▶ [RAW DATA]

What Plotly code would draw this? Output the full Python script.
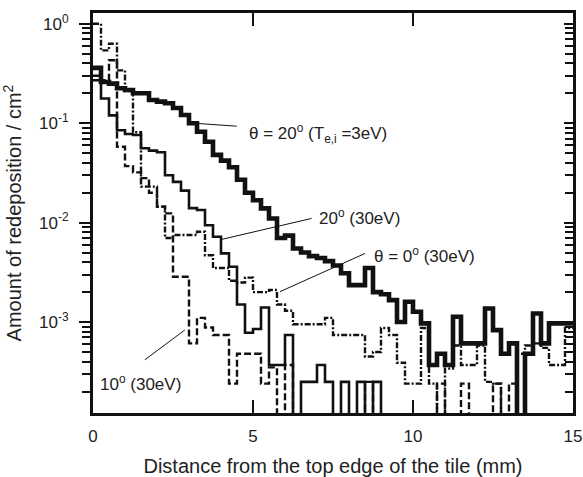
import numpy as np
import plotly.graph_objects as go

Z = 1e-6  # empty bin (drawn down to the bottom of the frame)

bin_width_mm = 0.25
n_bins = 60

# theta = 20 deg, Te,i = 3 eV (thick solid)
theta20_3eV = [0.36, 0.26, 0.25, 0.225, 0.216, 0.20, 0.20, 0.171, 0.165, 0.159,
               0.142, 0.121, 0.100, 0.082, 0.065, 0.048, 0.042, 0.036, 0.027, 0.020,
               0.0168, 0.0139, 0.011, 0.0070, 0.0074, 0.0055, 0.0050, 0.0046, 0.0044, 0.0041,
               0.0037, 0.0031, 0.00235, 0.00235, 0.0035, 0.0020, 0.0019, 0.00166, 0.0010, 0.0016,
               0.00127, 0.00097, 0.00037, 0.00048, 0.00037, 0.00113, 0.00061, 0.00061, 0.00061, 0.00137,
               0.00083, 0.00048, 0.00061, Z, 0.00048, 0.00122, 0.00061, 0.00097, 0.00097, 0.00097]

# 20 deg, 30 eV (thin solid)
theta20_30eV = [0.27, 0.177, 0.12, 0.085, 0.078, 0.076, 0.056, 0.053, 0.051, 0.030,
                0.0257, 0.021, 0.014, 0.0134, 0.0094, 0.0072, 0.0049, 0.0036, 0.0015, 0.00078,
                0.00085, 0.0014, 0.00037, 0.00037, 0.00074, Z, 0.00025, 0.00025, 0.00037, 0.00025,
                Z, 0.00025, Z, 0.00025, Z, 0.00025, Z, Z, Z, Z,
                Z, Z, Z, Z, Z, Z, Z, Z, Z, Z,
                Z, Z, Z, Z, Z, Z, Z, Z, Z, Z]

# theta = 0 deg, 30 eV (dash-dot)
theta0_30eV = [1.0, 0.54, 0.63, 0.34, 0.21, 0.081, 0.023, 0.023, 0.0145, 0.0070,
               0.0075, 0.0075, 0.0075, 0.0081, 0.0047, 0.0035, 0.0035, 0.0026, 0.0025, 0.0028,
               0.0020, 0.0020, 0.0021, 0.0015, 0.0013, 0.00095, 0.00095, 0.00095, 0.00095, 0.0011,
               0.00074, 0.00074, 0.00074, 0.00074, 0.00045, 0.0005, 0.00087, 0.00074, 0.00039, 0.00024,
               0.00024, 0.00087, 0.00024, Z, 0.00034, 0.00058, 0.00037, 0.00037, 0.00058, 0.00025,
               0.00024, Z, Z, 0.00048, 0.00058, 0.00061, 0.00055, 0.00037, 0.00037, 0.00087]

# 10 deg, 30 eV (dashed)
theta10_30eV = [0.30, 0.27, 0.43, 0.058, 0.037, 0.032, 0.028, 0.020, 0.0145, 0.0124,
                0.00285, 0.00285, 0.00061, 0.0011, 0.00088, 0.00074, 0.00074, 0.00024, 0.00048, 0.00048,
                0.00048, 0.00024, 0.00035, Z, 0.00037, Z, Z, Z, Z, Z,
                Z, Z, Z, Z, 0.00025, Z, Z, Z, Z, Z,
                Z, Z, Z, 0.00024, Z, Z, 0.00024, Z, Z, Z,
                0.00024, Z, 0.00024, Z, Z, Z, Z, Z, Z, Z]

y_tick_vals = [1, 0.1, 0.01, 0.001]
y_tick_text = ["10<sup>0</sup>", "10<sup>-1</sup>", "10<sup>-2</sup>", "10<sup>-3</sup>"]
x_tick_vals = [0, 5, 10, 15]

edges = np.arange(n_bins + 1) * bin_width_mm
Y_RANGE = [-3.915, 0.1085]
INK = "#111111"


def step_y(vals):
    return list(vals) + [vals[-1]]


fig = go.Figure()
series = [
    (theta10_30eV, dict(width=2.4, dash="7px,3px")),
    (theta0_30eV, dict(width=2.4, dash="6px,2px,2px,2px")),
    (theta20_30eV, dict(width=2.6)),
    (theta20_3eV, dict(width=4.6)),
]
for vals, ln in series:
    fig.add_trace(go.Scatter(x=edges, y=step_y(vals), mode="lines", line_shape="hv",
                             line=dict(color=INK, **ln), showlegend=False,
                             hoverinfo="skip"))

# label pointers (x in mm, y in log10 units); drawn on the right-hand y axis (same scale)
pointers = [
    ((3.29, -1.003), (4.49, -1.03)),
    ((4.02, -2.169), (6.83, -1.958)),
    ((5.84, -2.695), (8.50, -2.31)),
    ((1.62, -3.38), (2.87, -3.08)),
]
for (x0, ly0), (x1, ly1) in pointers:
    fig.add_trace(go.Scatter(x=[x0, x1], y=[10 ** ly0, 10 ** ly1], mode="lines",
                             line=dict(color=INK, width=1), showlegend=False,
                             hoverinfo="skip", yaxis="y2"))

labels = [
    (4.81, -1.10, "θ = 20<sup>o</sup> (T<sub>e,i</sub> =3eV)"),
    (6.99, -1.945, "20<sup>o</sup> (30eV)"),
    (8.71, -2.327, "θ = 0<sup>o</sup> (30eV)"),
    (0.16, -3.613, "10<sup>o</sup> (30eV)"),
]
for x, ly, t in labels:
    fig.add_annotation(x=x, y=ly, text=t, showarrow=False, xanchor="left",
                       yanchor="middle", font=dict(size=17, color="#222222"))

minor_vals = [m * 10.0 ** e for e in range(-4, 1) for m in range(2, 10)]

fig.update_layout(
    width=583, height=477,
    margin=dict(l=93, r=10, t=13, b=64),
    paper_bgcolor="white", plot_bgcolor="white",
    font=dict(family="Liberation Sans, Arial, sans-serif", size=17, color="#222222"),
    xaxis=dict(range=[0, 15], tickmode="array", tickvals=x_tick_vals,
               ticks="inside", ticklen=13, tickwidth=2.4, tickcolor=INK,
               showline=True, linewidth=3, linecolor=INK, mirror="ticks",
               showgrid=False, zeroline=False, automargin=False,
               ticklabelstandoff=6,
               title=dict(text="Distance from the top edge of the tile (mm)", standoff=14),
               tickfont=dict(size=17)),
    yaxis=dict(type="log", range=Y_RANGE, tickmode="array",
               tickvals=y_tick_vals, ticktext=y_tick_text,
               ticks="outside", ticklen=11, tickwidth=2.4, tickcolor=INK,
               minor=dict(tickmode="array", tickvals=minor_vals, ticks="outside",
                          ticklen=8, tickwidth=2.4, tickcolor=INK, showgrid=False),
               showline=True, linewidth=3, linecolor=INK, mirror=True,
               showgrid=False, zeroline=False, automargin=False,
               ticklabelstandoff=7,
               title=dict(text="Amount of redeposition / cm<sup>2</sup>", standoff=22),
               tickfont=dict(size=17)),
    yaxis2=dict(type="log", range=Y_RANGE, overlaying="y", side="right",
                tickmode="array", tickvals=y_tick_vals, showticklabels=False,
                ticks="inside", ticklen=9, tickwidth=2.4, tickcolor=INK,
                minor=dict(tickmode="array", tickvals=minor_vals, ticks="inside",
                           ticklen=8, tickwidth=2.4, tickcolor=INK, showgrid=False),
                showline=False, showgrid=False, zeroline=False, automargin=False),
)

fig.write_html("out.html", config={"displayModeBar": False},
               post_script="document.body.style.margin='0';")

▶ [TO BE DONE] Copy the data exactly. Any picture it contains is to be omitted.

▶ [EXERCISE RESULT]
What Plotly code would draw this? Output the full Python script.
import numpy as np
import plotly.graph_objects as go

Z = 1e-6  # empty bin (drawn down to the bottom of the frame)

bin_width_mm = 0.25
n_bins = 60

# theta = 20 deg, Te,i = 3 eV (thick solid)
theta20_3eV = [0.36, 0.26, 0.25, 0.225, 0.216, 0.20, 0.20, 0.171, 0.165, 0.159,
               0.142, 0.121, 0.100, 0.082, 0.065, 0.048, 0.042, 0.036, 0.027, 0.020,
               0.0168, 0.0139, 0.011, 0.0070, 0.0074, 0.0055, 0.0050, 0.0046, 0.0044, 0.0041,
               0.0037, 0.0031, 0.00235, 0.00235, 0.0035, 0.0020, 0.0019, 0.00166, 0.0010, 0.0016,
               0.00127, 0.00097, 0.00037, 0.00048, 0.00037, 0.00113, 0.00061, 0.00061, 0.00061, 0.00137,
               0.00083, 0.00048, 0.00061, Z, 0.00048, 0.00122, 0.00061, 0.00097, 0.00097, 0.00097]

# 20 deg, 30 eV (thin solid)
theta20_30eV = [0.27, 0.177, 0.12, 0.085, 0.078, 0.076, 0.056, 0.053, 0.051, 0.030,
                0.0257, 0.021, 0.014, 0.0134, 0.0094, 0.0072, 0.0049, 0.0036, 0.0015, 0.00078,
                0.00085, 0.0014, 0.00037, 0.00037, 0.00074, Z, 0.00025, 0.00025, 0.00037, 0.00025,
                Z, 0.00025, Z, 0.00025, Z, 0.00025, Z, Z, Z, Z,
                Z, Z, Z, Z, Z, Z, Z, Z, Z, Z,
                Z, Z, Z, Z, Z, Z, Z, Z, Z, Z]

# theta = 0 deg, 30 eV (dash-dot)
theta0_30eV = [1.0, 0.54, 0.63, 0.34, 0.21, 0.081, 0.023, 0.023, 0.0145, 0.0070,
               0.0075, 0.0075, 0.0075, 0.0081, 0.0047, 0.0035, 0.0035, 0.0026, 0.0025, 0.0028,
               0.0020, 0.0020, 0.0021, 0.0015, 0.0013, 0.00095, 0.00095, 0.00095, 0.00095, 0.0011,
               0.00074, 0.00074, 0.00074, 0.00074, 0.00045, 0.0005, 0.00087, 0.00074, 0.00039, 0.00024,
               0.00024, 0.00087, 0.00024, Z, 0.00034, 0.00058, 0.00037, 0.00037, 0.00058, 0.00025,
               0.00024, Z, Z, 0.00048, 0.00058, 0.00061, 0.00055, 0.00037, 0.00037, 0.00087]

# 10 deg, 30 eV (dashed)
theta10_30eV = [0.30, 0.27, 0.43, 0.058, 0.037, 0.032, 0.028, 0.020, 0.0145, 0.0124,
                0.00285, 0.00285, 0.00061, 0.0011, 0.00088, 0.00074, 0.00074, 0.00024, 0.00048, 0.00048,
                0.00048, 0.00024, 0.00035, Z, 0.00037, Z, Z, Z, Z, Z,
                Z, Z, Z, Z, 0.00025, Z, Z, Z, Z, Z,
                Z, Z, Z, 0.00024, Z, Z, 0.00024, Z, Z, Z,
                0.00024, Z, 0.00024, Z, Z, Z, Z, Z, Z, Z]

y_tick_vals = [1, 0.1, 0.01, 0.001]
y_tick_text = ["10<sup>0</sup>", "10<sup>-1</sup>", "10<sup>-2</sup>", "10<sup>-3</sup>"]
x_tick_vals = [0, 5, 10, 15]

edges = np.arange(n_bins + 1) * bin_width_mm
Y_RANGE = [-3.915, 0.1085]
INK = "#111111"


def step_y(vals):
    return list(vals) + [vals[-1]]


fig = go.Figure()
series = [
    (theta10_30eV, dict(width=2.4, dash="7px,3px")),
    (theta0_30eV, dict(width=2.4, dash="6px,2px,2px,2px")),
    (theta20_30eV, dict(width=2.6)),
    (theta20_3eV, dict(width=4.6)),
]
for vals, ln in series:
    fig.add_trace(go.Scatter(x=edges, y=step_y(vals), mode="lines", line_shape="hv",
                             line=dict(color=INK, **ln), showlegend=False,
                             hoverinfo="skip"))

# label pointers (x in mm, y in log10 units); drawn on the right-hand y axis (same scale)
pointers = [
    ((3.29, -1.003), (4.49, -1.03)),
    ((4.02, -2.169), (6.83, -1.958)),
    ((5.84, -2.695), (8.50, -2.31)),
    ((1.62, -3.38), (2.87, -3.08)),
]
for (x0, ly0), (x1, ly1) in pointers:
    fig.add_trace(go.Scatter(x=[x0, x1], y=[10 ** ly0, 10 ** ly1], mode="lines",
                             line=dict(color=INK, width=1), showlegend=False,
                             hoverinfo="skip", yaxis="y2"))

labels = [
    (4.81, -1.10, "θ = 20<sup>o</sup> (T<sub>e,i</sub> =3eV)"),
    (6.99, -1.945, "20<sup>o</sup> (30eV)"),
    (8.71, -2.327, "θ = 0<sup>o</sup> (30eV)"),
    (0.16, -3.613, "10<sup>o</sup> (30eV)"),
]
for x, ly, t in labels:
    fig.add_annotation(x=x, y=ly, text=t, showarrow=False, xanchor="left",
                       yanchor="middle", font=dict(size=17, color="#222222"))

minor_vals = [m * 10.0 ** e for e in range(-4, 1) for m in range(2, 10)]

fig.update_layout(
    width=583, height=477,
    margin=dict(l=93, r=10, t=13, b=64),
    paper_bgcolor="white", plot_bgcolor="white",
    font=dict(family="Liberation Sans, Arial, sans-serif", size=17, color="#222222"),
    xaxis=dict(range=[0, 15], tickmode="array", tickvals=x_tick_vals,
               ticks="inside", ticklen=13, tickwidth=2.4, tickcolor=INK,
               showline=True, linewidth=3, linecolor=INK, mirror="ticks",
               showgrid=False, zeroline=False, automargin=False,
               ticklabelstandoff=6,
               title=dict(text="Distance from the top edge of the tile (mm)", standoff=14),
               tickfont=dict(size=17)),
    yaxis=dict(type="log", range=Y_RANGE, tickmode="array",
               tickvals=y_tick_vals, ticktext=y_tick_text,
               ticks="outside", ticklen=11, tickwidth=2.4, tickcolor=INK,
               minor=dict(tickmode="array", tickvals=minor_vals, ticks="outside",
                          ticklen=8, tickwidth=2.4, tickcolor=INK, showgrid=False),
               showline=True, linewidth=3, linecolor=INK, mirror=True,
               showgrid=False, zeroline=False, automargin=False,
               ticklabelstandoff=7,
               title=dict(text="Amount of redeposition / cm<sup>2</sup>", standoff=22),
               tickfont=dict(size=17)),
    yaxis2=dict(type="log", range=Y_RANGE, overlaying="y", side="right",
                tickmode="array", tickvals=y_tick_vals, showticklabels=False,
                ticks="inside", ticklen=9, tickwidth=2.4, tickcolor=INK,
                minor=dict(tickmode="array", tickvals=minor_vals, ticks="inside",
                           ticklen=8, tickwidth=2.4, tickcolor=INK, showgrid=False),
                showline=False, showgrid=False, zeroline=False, automargin=False),
)

fig.write_html("out.html", config={"displayModeBar": False},
               post_script="document.body.style.margin='0';")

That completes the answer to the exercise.